Stock photo of a dentist with tools

By Neon Brooks, Senior Scientific Editor

David Mosen David Mosen, PhD, MPH

Receiving preventive medical care and clinical disease management has been linked to better health and longer life. But many people are not up to date on their vaccinations and cancer screenings, or do not regularly receive the tests and care they need to best manage chronic conditions like diabetes and hypertension. Recent learning health system research by Investigators at the Kaiser Permanente Center for Health Research (CHR) and partners in the Kaiser Permanente Northwest Dental system has shown that integrating medical care into dental offices is an effective way to help older patients receive this kind of medical care.

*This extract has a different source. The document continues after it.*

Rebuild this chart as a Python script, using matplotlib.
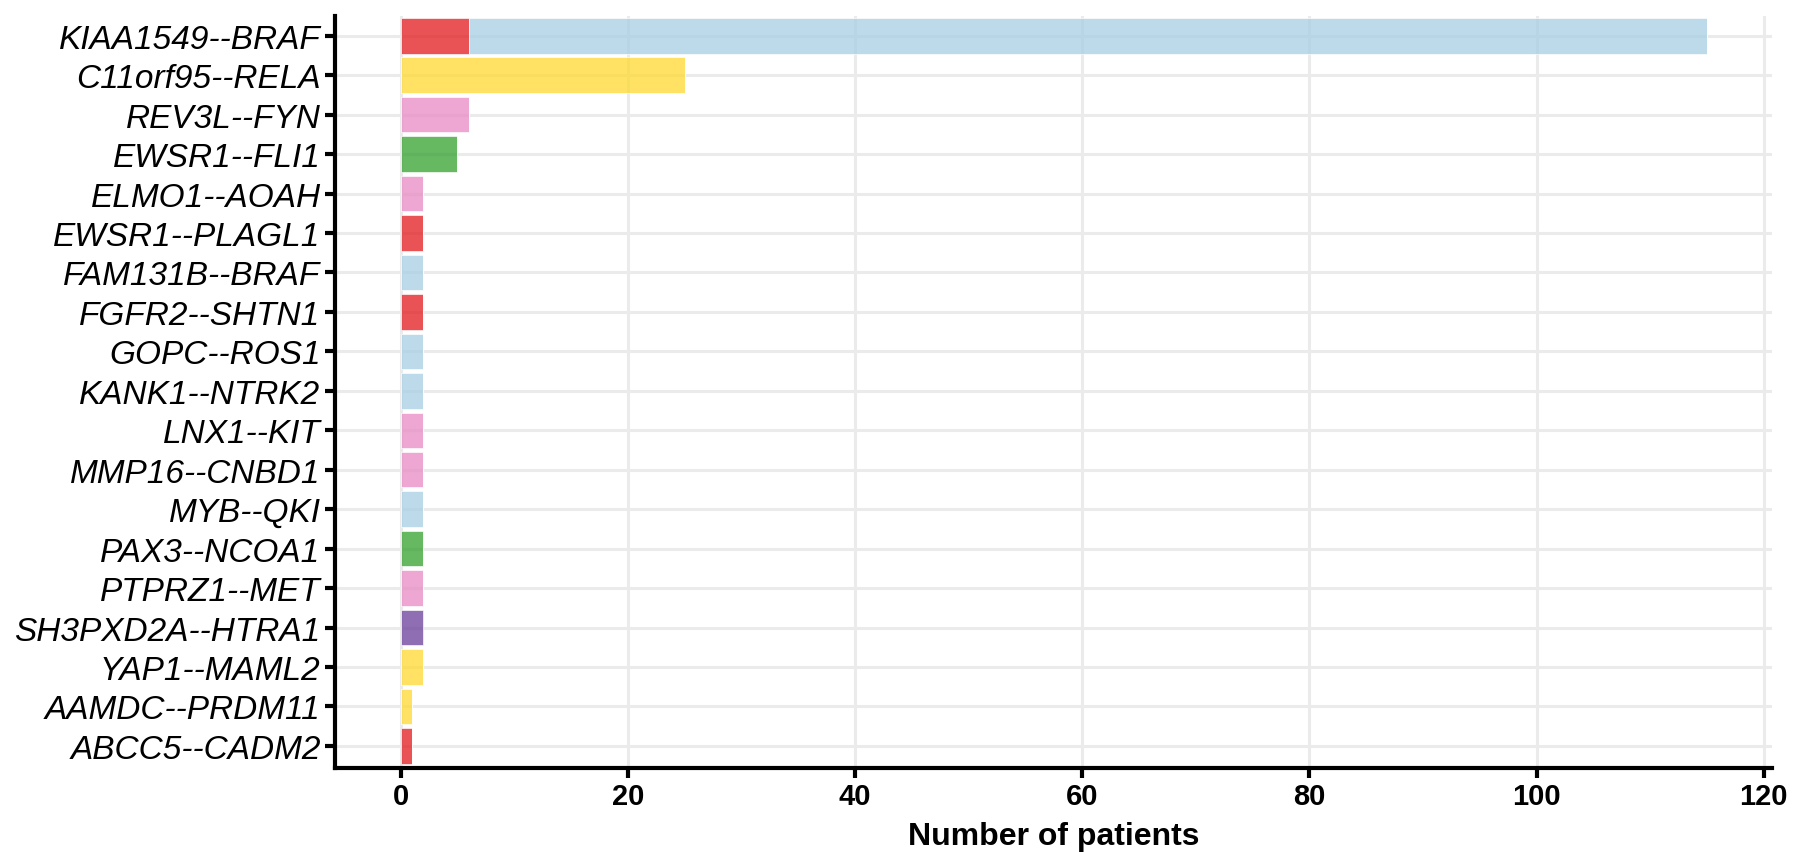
import matplotlib
matplotlib.use("Agg")
import matplotlib.pyplot as plt
import numpy as np

# --- datos ---
fusions = [
    "KIAA1549--BRAF", "C11orf95--RELA", "REV3L--FYN", "EWSR1--FLI1",
    "ELMO1--AOAH", "EWSR1--PLAGL1", "FAM131B--BRAF", "FGFR2--SHTN1",
    "GOPC--ROS1", "KANK1--NTRK2", "LNX1--KIT", "MMP16--CNBD1",
    "MYB--QKI", "PAX3--NCOA1", "PTPRZ1--MET", "SH3PXD2A--HTRA1",
    "YAP1--MAML2", "AAMDC--PRDM11", "ABCC5--CADM2",
]

# patient counts per group (one value per fusion, top to bottom)
red =       [6, 0, 0, 0, 0, 2, 0, 2, 0, 0, 0, 0, 0, 0, 0, 0, 0, 0, 1]
lightblue = [109, 0, 0, 0, 0, 0, 2, 0, 2, 2, 0, 0, 2, 0, 0, 0, 0, 0, 0]
yellow =    [0, 25, 0, 0, 0, 0, 0, 0, 0, 0, 0, 0, 0, 0, 0, 0, 2, 1, 0]
pink =      [0, 0, 6, 0, 2, 0, 0, 0, 0, 0, 2, 2, 0, 0, 2, 0, 0, 0, 0]
green =     [0, 0, 0, 5, 0, 0, 0, 0, 0, 0, 0, 0, 0, 2, 0, 0, 0, 0, 0]
purple =    [0, 0, 0, 0, 0, 0, 0, 0, 0, 0, 0, 0, 0, 0, 0, 2, 0, 0, 0]

series = [
    (red, "#E31A1C"),
    (lightblue, "#A6CEE3"),
    (yellow, "#FFD92F"),
    (pink, "#E78AC3"),
    (green, "#33A02C"),
    (purple, "#6A3D9A"),
]

# --- grafica ---
fig = plt.figure(figsize=(17.93, 8.53), dpi=100)
ax = fig.add_axes([0.187, 0.099, 0.8015, 0.881])

y = np.arange(len(fusions))
left = np.zeros(len(fusions))
for vals, col in series:
    vals = np.array(vals, dtype=float)
    ax.barh(y, vals, left=left, height=0.9, color=col, alpha=0.75,
            edgecolor="white", linewidth=0.6, zorder=3)
    left += vals

total_max = left.max()
ax.set_xlim(-0.05 * total_max, total_max * 1.05)
ax.set_ylim(len(fusions) - 0.45, -0.5)
ax.set_yticks(y)
ax.set_yticklabels(fusions, fontsize=24, fontstyle="italic", family="Liberation Sans")
ax.set_xticks([0, 20, 40, 60, 80, 100, 120])
ax.set_xticklabels(["0", "20", "40", "60", "80", "100", "120"], fontsize=21,
                   fontweight="bold", family="Liberation Sans")
ax.set_xlabel("Number of patients", fontsize=23, fontweight="bold",
              family="Liberation Sans", labelpad=8)

ax.grid(True, color="#EBEBEB", linewidth=2.2, zorder=0)
ax.set_axisbelow(True)
for s in ["top", "right"]:
    ax.spines[s].set_visible(False)
for s in ["left", "bottom"]:
    ax.spines[s].set_linewidth(3)
ax.tick_params(axis="both", width=3, length=7, color="black", labelcolor="black")

fig.savefig("out.png", dpi=100)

Kaiser Permanente Northwest is one of the only health systems in the country to offer medical and dental care and insurance, with both programs contributing to a common electronic health record. In partnership with CHR researchers, four dental clinics have recently adopted “medical-dental integration” models to help address care gaps, which are classified as preventive and disease-related medical services for which the patient is overdue. These programs vary in the level of integration: in one dental clinic, Salmon Creek, which shares a building with a medical clinic, a dental staff member identifies care gaps at the visit and coordinates with medical departments to help the patient complete the needed care. At another dental clinic, Glisan, a nurse is embedded within the stand-alone clinic to provide basic preventive services and coordinate referrals for offsite care. Finally, two dental clinics, Beaverton and Cedar Hills, are co-located with medical offices and have embedded nurses.

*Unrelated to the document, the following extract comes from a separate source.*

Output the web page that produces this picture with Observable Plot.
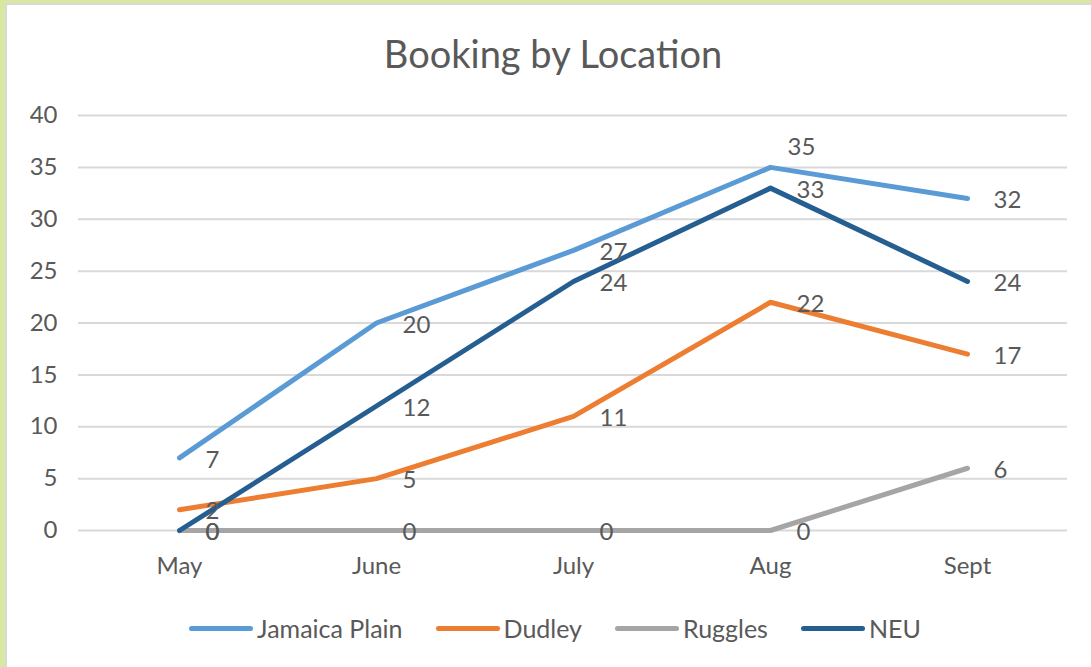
<!DOCTYPE html>
<html>
<head>
<meta charset="utf-8">
<script src="https://cdn.jsdelivr.net/npm/d3@7"></script>
<script src="https://cdn.jsdelivr.net/npm/@observablehq/plot@0.6"></script>
<style>
  html, body { margin: 0; padding: 0; }
  body { width: 1091px; height: 667px; background: #d8e8a0; position: relative; overflow: hidden; font-family: Lato, "Open Sans", sans-serif; color: #595959; }
  #frame { position: absolute; left: 5px; top: 3px; width: 1086px; height: 664px; background: #fff; border-left: 2px solid #d9d9d9; border-top: 2px solid #d9d9d9; box-sizing: border-box; }
  #title { position: absolute; left: 0; top: 31px; width: 1106px; text-align: center; font-size: 38px; line-height: 44px; color: #595959; }
  #chart { position: absolute; left: 7px; top: 90px; }
  #legend { position: absolute; left: 0; top: 612px; width: 1110px; display: flex; justify-content: center; gap: 33px; font-size: 25px; line-height: 32px; color: #595959; }
  .item { display: flex; align-items: center; gap: 4px; }
  .sw { width: 64px; height: 5px; border-radius: 3px; }
</style>
</head>
<body>
<div id="frame"></div>
<div id="title">Booking by Location</div>
<div id="chart"></div>
<div id="legend"></div>
<script>
const months = ["May", "June", "July", "Aug", "Sept"];
const seriesNames = ["Jamaica Plain", "Dudley", "Ruggles", "NEU"];
const jamaicaPlain = [7, 20, 27, 35, 32];
const dudley = [2, 5, 11, 22, 17];
const ruggles = [0, 0, 0, 0, 6];
const neu = [0, 12, 24, 33, 24];
const yTicks = [0, 5, 10, 15, 20, 25, 30, 35, 40];
const colors = ["#5B9BD5", "#ED7D31", "#A5A5A5", "#255E91"];

const seriesValues = [jamaicaPlain, dudley, ruggles, neu];
const data = [];
seriesNames.forEach((s, i) => {
  months.forEach((m, j) => data.push({series: s, month: m, value: seriesValues[i][j]}));
});

// the Jamaica Plain August label sits above its point in the reference
const isAbove = d => d.series === "Jamaica Plain" && d.month === "Aug";

const chart = Plot.plot({
  width: 1084,
  height: 500,
  marginLeft: 71,
  marginRight: 24,
  marginTop: 25,
  marginBottom: 60,
  style: { fontFamily: "Lato, 'Open Sans', sans-serif", fontSize: "24px", color: "#595959", background: "transparent" },
  x: { type: "point", domain: months, padding: 0.5, label: null },
  y: { domain: [0, 40], ticks: yTicks, label: null },
  color: { domain: seriesNames, range: colors },
  marks: [
    Plot.gridY(yTicks, { stroke: "#d9d9d9", strokeOpacity: 1, strokeWidth: 2 }),
    Plot.axisY(yTicks, { tickSize: 0, tickPadding: 21, label: null }),
    Plot.axisX({ tickSize: 0, tickPadding: 26, label: null }),
    Plot.line(data, { x: "month", y: "value", z: "series", stroke: "series", strokeWidth: 5, strokeLinecap: "round", strokeLinejoin: "round", curve: "linear" }),
    Plot.text(data.filter(d => !isAbove(d)), { x: "month", y: "value", text: d => String(d.value), textAnchor: "start", dx: 26, dy: 2, fill: "#595959", fontSize: 24 }),
    Plot.text(data.filter(isAbove), { x: "month", y: "value", text: d => String(d.value), textAnchor: "start", dx: 17, dy: -20, fill: "#595959", fontSize: 24 })
  ]
});
document.getElementById("chart").appendChild(chart);

const legend = document.getElementById("legend");
seriesNames.forEach((s, i) => {
  const item = document.createElement("div");
  item.className = "item";
  const sw = document.createElement("div");
  sw.className = "sw";
  sw.style.background = colors[i];
  const t = document.createElement("span");
  t.textContent = s;
  item.appendChild(sw);
  item.appendChild(t);
  legend.appendChild(item);
});
</script>
</body>
</html>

In the study, led by CHR Investigator David Mosen, Ph.D., MPH, researchers identified 2,758 patients who were age 65 and older who had at least one of 23 possible care gaps and had a recent dental visit to one of the four integrated dental clinics. The proportion of patients who successfully closed all care gaps within 30-60 days (depending on the care gap) was compared between these patients and a sample of 2,578 patients who received care at dental offices without medical-dental integration; patients in these two groups were matched in terms of the number and types of care gaps they had, as well as on demographic and health characteristics.

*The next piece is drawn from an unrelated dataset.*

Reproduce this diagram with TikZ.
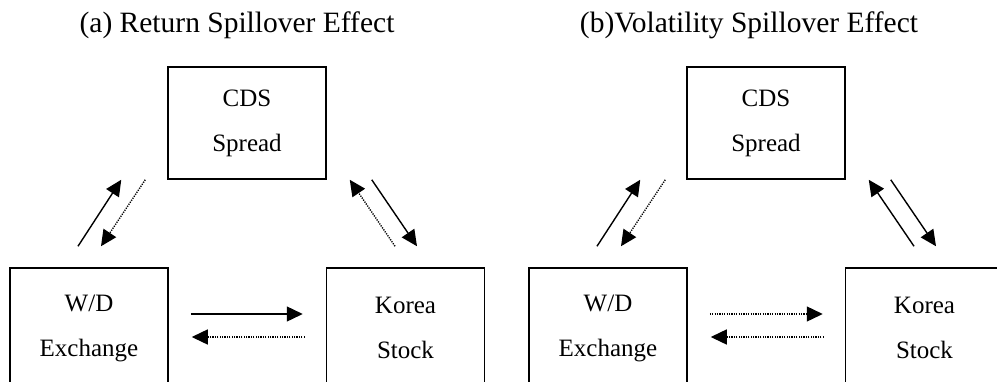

Overall, the researchers found that patients treated at medically integrated dental clinics were about 1.5 times as likely to close all their medical care gaps following the dental appointment than matched control patients. “Our findings suggest that integrating medical and dental care may be an effective, relatively low-cost way to improve health outcomes for this population,” said Dr. Mosen.

While all three integration models led to significant improvements in care gap closure compared to non-integrated clinics, the size of the benefit increased as the level of integration increased: those at the co-located clinic with no nurse on site were 1.2 times as likely to close all care gaps, while those at the co-located clinic with a nurse were 1.7 times as likely to do so. The fact that even a relatively low level of integration led to significant improvement in patients receiving care suggests that partnerships between medical and dental offices do not have to be intensive to have an impact on patient care.

The findings from this study suggests that integrating medical care into the dental setting can be a powerful way to help older adults address their preventive care needs and monitor chronic conditions. KPNW plans to continue to expand its medical-dental integration: the Tanasborne clinic added medical integration in early 2021.